На том этапе своей жизни он должен был в это верить. Его мать была служанкой, отец поденщиком. Социальная среда внушала ему, что материальная независимость - смысл жизни. И все-таки, став старше, он отказался от подобного убеждения, хотя и пришел к этому значительно позже, чем большинство людей, которые решают посвятить себя искусству и писательскому труду. Впрочем, придя к такому решению, он вдруг понял, что является автором одной-двух книг. И вот тогда он убедил себя, что если ему удастся сохранить чистоту стиля, то, что стоит за этим стилем, тоже станет безукоризненным, совершенным. Поэтому он вынужден был защищать свой стиль. Поэтому он был так зол и обижен на Хемингуэя за его "Вешние воды" {1}и в меньшей степени на меня, потому что моя вина состояла в частном издании небольшой книги, о которой за пределами Нового Орлеана не знали и не слышали, зол из-за книги карикатур Спрэтлинга, которую мы назвали "Шервуд Андерсон и другие знаменитые креолы" и к которой я написал небольшое предисловие в упрощенном стиле самого Андерсона {2}. Ни Хемингуэй, ни я никогда бы не могли задеть или высмеять его творчество. Мы просто постарались сделать так, чтобы стиль его стал выглядеть нелепым и смешным; а в то время, уже после выхода "Темного смеха", когда он уже дошел до предела и ему фактически следовало бы бросить писать, ему не оставалось ничего другого, как защищать свой стиль, любой ценой, потому что в то время и он тоже должен был уже признать, хотя бы в душе, что больше ему ничего не остается делать.
Безупречная чистота или чистая безупречность, и то и другое одинаково верно. Он был сентиментальным в отношениях с людьми и очень часто ошибался в них. Он верил в людей, но как будто только в теории. Он ожидал от них худшего, и каждый раз был готов разочароваться и даже страдать, будто этого никогда не случалось с ним раньше, будто единственными людьми, которым он мог по-настоящему верить, с которыми мог общаться, были те, которых он выдумал сам: символы и образы его туманных снов.

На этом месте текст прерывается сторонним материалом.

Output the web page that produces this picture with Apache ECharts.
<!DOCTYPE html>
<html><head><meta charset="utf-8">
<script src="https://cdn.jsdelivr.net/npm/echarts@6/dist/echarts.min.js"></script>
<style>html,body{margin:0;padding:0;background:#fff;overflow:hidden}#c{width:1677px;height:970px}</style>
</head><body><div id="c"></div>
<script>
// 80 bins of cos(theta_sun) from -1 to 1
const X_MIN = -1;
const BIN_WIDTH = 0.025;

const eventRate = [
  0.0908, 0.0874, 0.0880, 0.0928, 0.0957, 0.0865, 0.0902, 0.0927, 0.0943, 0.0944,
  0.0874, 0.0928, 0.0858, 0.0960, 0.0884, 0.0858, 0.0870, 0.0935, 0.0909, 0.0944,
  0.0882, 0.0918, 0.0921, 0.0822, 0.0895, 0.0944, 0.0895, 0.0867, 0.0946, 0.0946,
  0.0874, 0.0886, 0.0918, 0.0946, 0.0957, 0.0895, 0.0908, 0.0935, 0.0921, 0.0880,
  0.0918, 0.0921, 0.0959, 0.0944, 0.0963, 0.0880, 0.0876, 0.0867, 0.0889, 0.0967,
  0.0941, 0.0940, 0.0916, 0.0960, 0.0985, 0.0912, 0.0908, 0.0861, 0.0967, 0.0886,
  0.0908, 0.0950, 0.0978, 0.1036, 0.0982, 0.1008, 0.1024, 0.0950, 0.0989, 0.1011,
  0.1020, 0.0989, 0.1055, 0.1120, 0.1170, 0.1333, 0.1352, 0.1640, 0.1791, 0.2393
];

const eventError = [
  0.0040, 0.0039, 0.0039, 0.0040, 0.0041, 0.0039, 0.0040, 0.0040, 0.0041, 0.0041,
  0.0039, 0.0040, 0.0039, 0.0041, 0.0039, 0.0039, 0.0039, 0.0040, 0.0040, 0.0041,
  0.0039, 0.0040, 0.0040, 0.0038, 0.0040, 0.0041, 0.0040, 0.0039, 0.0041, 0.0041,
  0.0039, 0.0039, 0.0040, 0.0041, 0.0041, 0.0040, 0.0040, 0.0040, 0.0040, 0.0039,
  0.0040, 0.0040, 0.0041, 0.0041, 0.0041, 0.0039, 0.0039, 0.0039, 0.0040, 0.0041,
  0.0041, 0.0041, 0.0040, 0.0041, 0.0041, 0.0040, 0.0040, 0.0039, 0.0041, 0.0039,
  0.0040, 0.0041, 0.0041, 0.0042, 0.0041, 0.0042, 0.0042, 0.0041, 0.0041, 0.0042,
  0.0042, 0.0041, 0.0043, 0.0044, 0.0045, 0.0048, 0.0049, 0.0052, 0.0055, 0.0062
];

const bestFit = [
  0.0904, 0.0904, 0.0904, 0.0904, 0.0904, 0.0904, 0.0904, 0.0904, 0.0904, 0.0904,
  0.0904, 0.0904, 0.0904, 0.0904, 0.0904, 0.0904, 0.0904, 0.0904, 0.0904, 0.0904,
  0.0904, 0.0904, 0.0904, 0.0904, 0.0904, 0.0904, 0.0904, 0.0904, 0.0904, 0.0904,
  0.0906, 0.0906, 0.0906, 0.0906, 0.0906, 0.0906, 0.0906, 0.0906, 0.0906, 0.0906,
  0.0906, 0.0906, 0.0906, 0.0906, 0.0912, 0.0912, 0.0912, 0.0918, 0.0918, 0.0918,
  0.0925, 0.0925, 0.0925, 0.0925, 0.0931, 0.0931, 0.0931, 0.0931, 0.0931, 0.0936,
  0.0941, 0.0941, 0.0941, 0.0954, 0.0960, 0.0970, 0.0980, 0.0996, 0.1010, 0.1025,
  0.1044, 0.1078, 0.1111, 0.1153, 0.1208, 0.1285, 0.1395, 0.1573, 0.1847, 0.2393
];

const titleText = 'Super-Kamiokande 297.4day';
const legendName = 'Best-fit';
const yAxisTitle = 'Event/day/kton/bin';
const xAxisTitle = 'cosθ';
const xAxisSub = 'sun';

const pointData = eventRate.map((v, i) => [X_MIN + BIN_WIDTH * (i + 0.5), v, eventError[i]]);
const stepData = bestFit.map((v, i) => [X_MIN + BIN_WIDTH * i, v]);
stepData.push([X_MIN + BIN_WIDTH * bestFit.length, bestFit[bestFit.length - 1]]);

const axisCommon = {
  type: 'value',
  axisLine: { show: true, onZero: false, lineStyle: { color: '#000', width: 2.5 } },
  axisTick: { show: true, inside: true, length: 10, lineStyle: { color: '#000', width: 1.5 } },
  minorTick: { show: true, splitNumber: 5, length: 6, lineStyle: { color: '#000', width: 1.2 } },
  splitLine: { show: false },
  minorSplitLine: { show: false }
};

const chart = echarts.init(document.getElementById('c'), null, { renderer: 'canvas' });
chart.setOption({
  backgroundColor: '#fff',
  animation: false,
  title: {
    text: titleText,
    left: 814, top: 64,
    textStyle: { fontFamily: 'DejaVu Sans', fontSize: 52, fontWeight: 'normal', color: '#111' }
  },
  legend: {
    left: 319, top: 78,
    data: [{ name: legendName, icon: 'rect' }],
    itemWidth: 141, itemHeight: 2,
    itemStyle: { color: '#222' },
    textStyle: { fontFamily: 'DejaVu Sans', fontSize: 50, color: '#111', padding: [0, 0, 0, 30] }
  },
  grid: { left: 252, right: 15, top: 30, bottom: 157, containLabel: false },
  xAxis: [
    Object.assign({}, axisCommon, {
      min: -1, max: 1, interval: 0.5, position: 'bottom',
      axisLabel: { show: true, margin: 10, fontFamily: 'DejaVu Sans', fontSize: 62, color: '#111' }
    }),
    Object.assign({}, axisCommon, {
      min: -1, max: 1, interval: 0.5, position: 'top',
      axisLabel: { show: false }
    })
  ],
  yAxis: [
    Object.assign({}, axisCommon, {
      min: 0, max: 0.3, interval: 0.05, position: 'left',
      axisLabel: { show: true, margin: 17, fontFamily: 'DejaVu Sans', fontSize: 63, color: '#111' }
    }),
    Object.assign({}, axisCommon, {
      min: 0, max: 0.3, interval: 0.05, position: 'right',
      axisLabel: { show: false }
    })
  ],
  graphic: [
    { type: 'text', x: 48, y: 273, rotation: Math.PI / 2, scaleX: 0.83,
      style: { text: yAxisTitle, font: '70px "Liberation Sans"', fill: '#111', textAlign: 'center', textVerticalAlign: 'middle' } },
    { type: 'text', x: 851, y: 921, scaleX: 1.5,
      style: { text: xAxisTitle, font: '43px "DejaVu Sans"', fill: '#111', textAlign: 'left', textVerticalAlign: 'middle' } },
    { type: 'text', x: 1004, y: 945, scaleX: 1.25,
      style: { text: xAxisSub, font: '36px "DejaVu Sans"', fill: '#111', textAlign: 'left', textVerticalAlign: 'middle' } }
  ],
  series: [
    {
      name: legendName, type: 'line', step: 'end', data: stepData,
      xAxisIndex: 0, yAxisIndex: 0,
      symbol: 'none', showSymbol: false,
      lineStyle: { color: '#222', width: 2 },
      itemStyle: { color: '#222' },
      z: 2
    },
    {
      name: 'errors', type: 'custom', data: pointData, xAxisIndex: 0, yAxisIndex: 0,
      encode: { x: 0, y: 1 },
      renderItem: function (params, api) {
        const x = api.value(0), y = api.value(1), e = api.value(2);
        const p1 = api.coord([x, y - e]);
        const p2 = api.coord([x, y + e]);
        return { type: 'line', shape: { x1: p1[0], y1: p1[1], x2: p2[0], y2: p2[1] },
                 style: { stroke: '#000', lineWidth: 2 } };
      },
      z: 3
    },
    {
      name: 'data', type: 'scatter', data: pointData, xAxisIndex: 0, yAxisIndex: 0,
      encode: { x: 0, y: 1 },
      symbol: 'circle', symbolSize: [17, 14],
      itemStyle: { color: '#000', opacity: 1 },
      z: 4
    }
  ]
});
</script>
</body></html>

Иногда он писал сентиментально (но ведь так иногда писал и Шекспир), однако и в этом случае не изменял чистоте стиля. Он никогда ничего не упрощал, не впадал в слащавость, не шел легким путем; он всегда относился к писательству с чувством смирения, с неистовой, почти религиозной верой, терпением, желанием целиком отдаться ему, забыться в нем. Многословность ему претила; слишком стремительная манера письма тоже казалась фальшивой. Как-то он сказал мне: "Ты слишком талантлив. Ты можешь писать по-разному, и у тебя все слишком легко получается. Если ты не будешь стараться, ты никогда ничего дельного не напишешь". В те дни, когда мы гуляли вдвоем по старым кварталам и я слушал, а он говорил со мною или с незнакомыми людьми - с кем и где угодно, с людьми, которых мы встречали на улицах и в доках,- или когда мы сидели за бутылкой, он, с моей небольшой помощью, создал еще несколько фантастических образов, вроде человека с лошадью из сна. Один из них был потомком Эндрю Джексона, забытым в болотах Луизианы после Шалметтского сражения {3}; это была уже даже не полулошадь и полуаллигатор, а сначала получеловек-полуовца, а вскоре уже полуакула, которая - как и вся притча в целом - в конце концов стала настолько неуправляемой и, как нам казалось, такой смешной, что мы решили все это записать и сделать рассказ в письмах, которые могли бы написать друг другу два участника зоологической научно-исследовательской экспедиции, оказавшиеся на время вдали друг от друга. Я принес ему свой первый ответ на его первое письмо. Он прочитал. Спросил:
"Тебе это нравится?"
"Что вы хотите этим сказать, сэр?"
"Тебе нравится то, что ты написал?"
"Да, а что? Все, что не вошло в это письмо, войдет в следующее". И тогда я понял, что мои слова рассердили его: он ответил резко, кратко, почти зло. Он сказал:
"Либо ты выбросишь все это, и мы прекратим работу, либо возьмешь письмо назад и переделаешь". Я забрал письмо. Три дня я работал над ним и наконец снова принес ему. Он опять прочитал письмо, довольно медленно, как всегда, и спросил:
"Ну а теперь тебе нравится?"
"Нет, сэр,- сказал я,- но лучше я пока сделать не могу".
"Тогда пойдет",- сказал он и положил письмо в карман; голос его потеплел, стал мягким, и в нем уже снова слышался смех и готовность снова поверить и снова страдать.